Anime critic and producer Noriaki Ikeda also had high praise for the film, saying the apocalyptic setting, religious aspects, and lack of life in it both appeals to and bewilders fans of science fiction. He also contrasted the film with Urusei Yatsura 2: Beautiful Dreamer and Dallos, saying that while they were about giving meaning to a fictional world, it makes an abnormal world to give the characters meaning.

The film has gained more critical acclaim from critics and industry professionals in later years, with people such as Shoji Kawamori, Ryu Mitsuse, Hideo Osabe, Takashi Murakami, and directors Shunji Iwai and Akiyoshi Imazeki heaping praise on it.

Hayao Miyazaki was more critical of the film, and recounts that Toru Horikoshi, who was a producer for Nippon TV at the time, fell asleep watching the film, and that while Michihiko Suwa of Yomiuri TV approved it for a TV broadcast, he said that he did not understand the film. Miyazaki himself said regarding the film that he "appreciates the effort, but it is not something others would understand" and of Oshii "he goes on a one-way journey without thinking of how to get back".
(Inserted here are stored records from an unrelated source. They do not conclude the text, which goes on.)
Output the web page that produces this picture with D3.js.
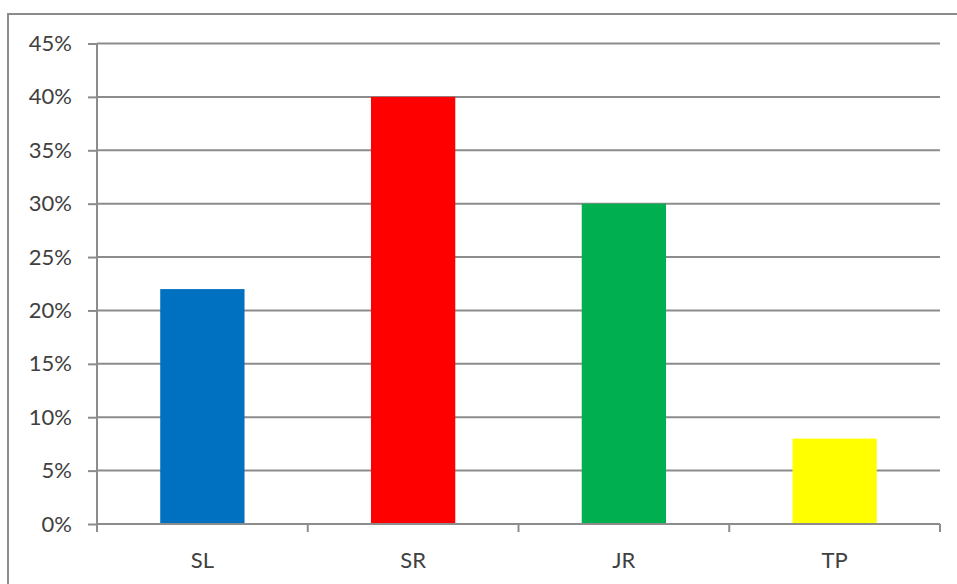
<!DOCTYPE html>
<html>
<head>
<meta charset="utf-8">
<script src="https://cdn.jsdelivr.net/npm/d3@7"></script>
<style>
  html, body { margin: 0; padding: 0; background: #fff; }
  svg { display: block; }
  text { font-family: Lato, "Open Sans", sans-serif; fill: #404040; }
</style>
</head>
<body>
<svg id="chart" width="957" height="584"></svg>
<script>
// Share of students by category
const categories = ["SL", "SR", "JR", "TP"];
const shares = [0.22, 0.40, 0.30, 0.08];
const barColors = ["#0070C0", "#FF0000", "#00B050", "#FFFF00"];
const yTicks = [0, 0.05, 0.10, 0.15, 0.20, 0.25, 0.30, 0.35, 0.40, 0.45];

const svg = d3.select("#chart");
const plot = { left: 97, right: 940, top: 43.5, bottom: 524 };
const gridColor = "#8c8c8c";

// outer chart frame
svg.append("rect")
  .attr("x", 8).attr("y", 14)
  .attr("width", 960).attr("height", 600)
  .attr("fill", "none").attr("stroke", gridColor).attr("stroke-width", 2);

const x = d3.scaleBand().domain(categories).range([plot.left, plot.right]).paddingInner(0.6).paddingOuter(0.3);
const xCat = d3.scaleBand().domain(categories).range([plot.left, plot.right]);
const y = d3.scaleLinear().domain([0, 0.45]).range([plot.bottom, plot.top]);

// horizontal gridlines
svg.append("g").selectAll("line").data(yTicks.slice(1)).join("line")
  .attr("x1", plot.left).attr("x2", plot.right)
  .attr("y1", d => y(d)).attr("y2", d => y(d))
  .attr("stroke", gridColor).attr("stroke-width", 2);

// bars
svg.append("g").selectAll("rect").data(categories).join("rect")
  .attr("x", d => x(d))
  .attr("width", x.bandwidth())
  .attr("y", (d, i) => y(shares[i]))
  .attr("height", (d, i) => y(0) - y(shares[i]))
  .attr("fill", (d, i) => barColors[i]);

// y axis
const yAxis = d3.axisLeft(y).tickValues(yTicks).tickFormat(d3.format(".0%")).tickSize(9).tickPadding(16);
const gy = svg.append("g").attr("transform", `translate(${plot.left},0)`).call(yAxis);
gy.select(".domain").attr("stroke", gridColor).attr("stroke-width", 2).attr("d", `M0,${plot.top}V${plot.bottom}`);
gy.selectAll(".tick line").attr("stroke", gridColor).attr("stroke-width", 2);
gy.selectAll(".tick text").attr("font-size", 22).attr("fill", "#404040").attr("font-family", "Lato, 'Open Sans', sans-serif");

// x axis with category separators
const gx = svg.append("g").attr("transform", `translate(0,${plot.bottom})`);
gx.append("line").attr("x1", plot.left).attr("x2", plot.right)
  .attr("stroke", gridColor).attr("stroke-width", 2);
const seps = categories.map(c => xCat(c)).concat([plot.right]);
gx.selectAll("line.sep").data(seps).join("line").attr("class", "sep")
  .attr("x1", d => d).attr("x2", d => d).attr("y1", 0).attr("y2", 8)
  .attr("stroke", gridColor).attr("stroke-width", 2);
gx.selectAll("text").data(categories).join("text")
  .attr("x", d => xCat(d) + xCat.bandwidth() / 2)
  .attr("y", 44)
  .attr("text-anchor", "middle")
  .attr("font-size", 22)
  .text(d => d);
</script>
</body>
</html>
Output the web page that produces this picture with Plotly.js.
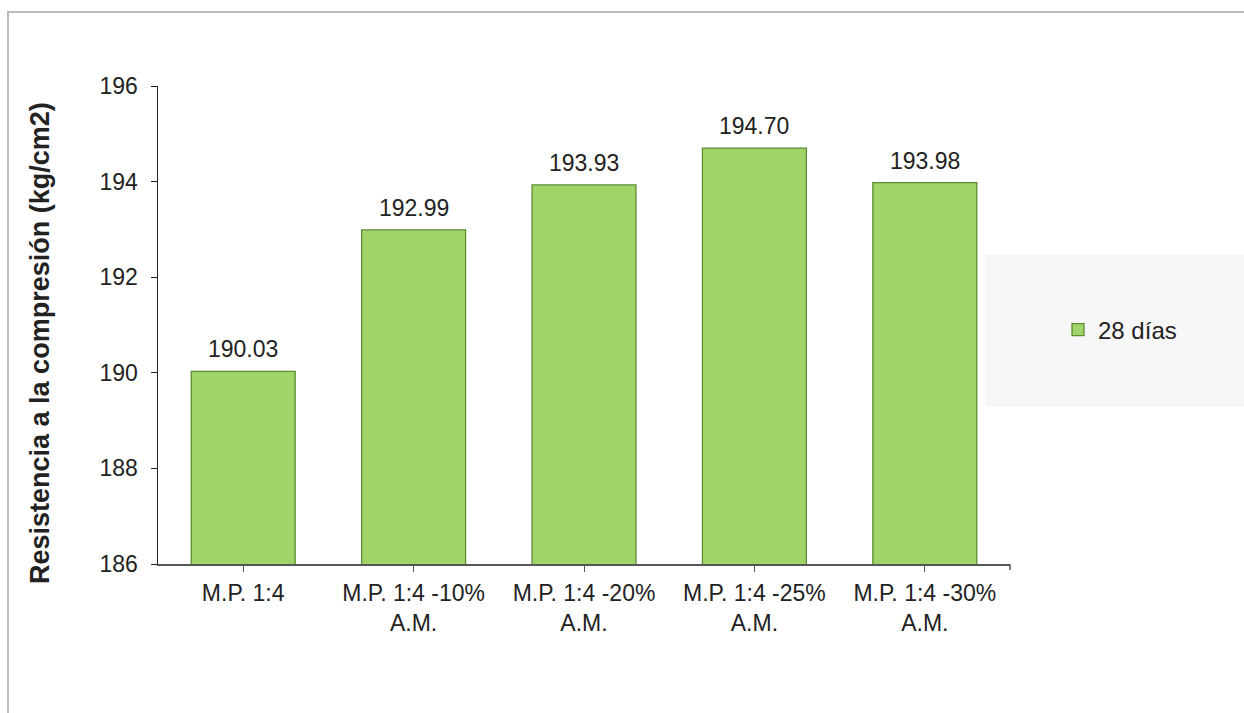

Oshii recounts that his mother said upon watching the film that nobody would watch his films anymore.

===Western reception===
Western critics found the film confusing, citing its allegory, symbolism, and ending, as the reasons. Brian Ruh stated that it was "one of the most beautiful and lyric films in the animated medium." Some western critics say that the film is difficult to understand, with visuals and narrative that is both cryptic, convoluted, and allegorical. Jason Thompson writing in Viz Media's online magazine J-pop compared the film's style to Night on the Galactic Railroad while noting that the meaning of the film may be elusive, stating "Angel's Egg stands as an evocation of a mood and world which is powerful in spite of -- perhaps because of -- not being consciously understood." Kara Dennison of Otaku USA said "Mamoru Oshii's 1985 collaboration with Yoshitaka Amano is one of the most beautiful anime committed to film."

Anime News Network writer Lynzee Loveridge compared the film's tone and style to Eiichi Yamamoto's Belladonna of Sadness and René Laloux's film Fantastic Planet and said "There is little else like in the animation medium and fans of thoughtful, experimental works can only hope that more legitimate exposure may lead to broader availability."

Helen McCarthy called it "an early masterpiece of symbolic film-making", stating that "its surreal beauty and slow pace created a Zen-like atmosphere, unlike any other anime". In his book Horror and Science Fiction Film IV, Donald C Willis described the film as "a haunting, poetic melancholic science-fantasy film, and–for non-Japanese-speaking viewers at least–a very cryptic one." Willis also included the film in his list of most memorable films from 1987 to 1997. In an article in Senses of Cinema on Oshii, Richard Suchenski stated that the film was Oshii's "purest distillation of both Oshii's visual mythology and his formal style". The review noted that "Patlabor 2 is more sophisticated, Ghost in the Shell is more important, and Avalon is more mythically complex but the low-tech, hand-drawn Angel's Egg remains Oshii's most personal film."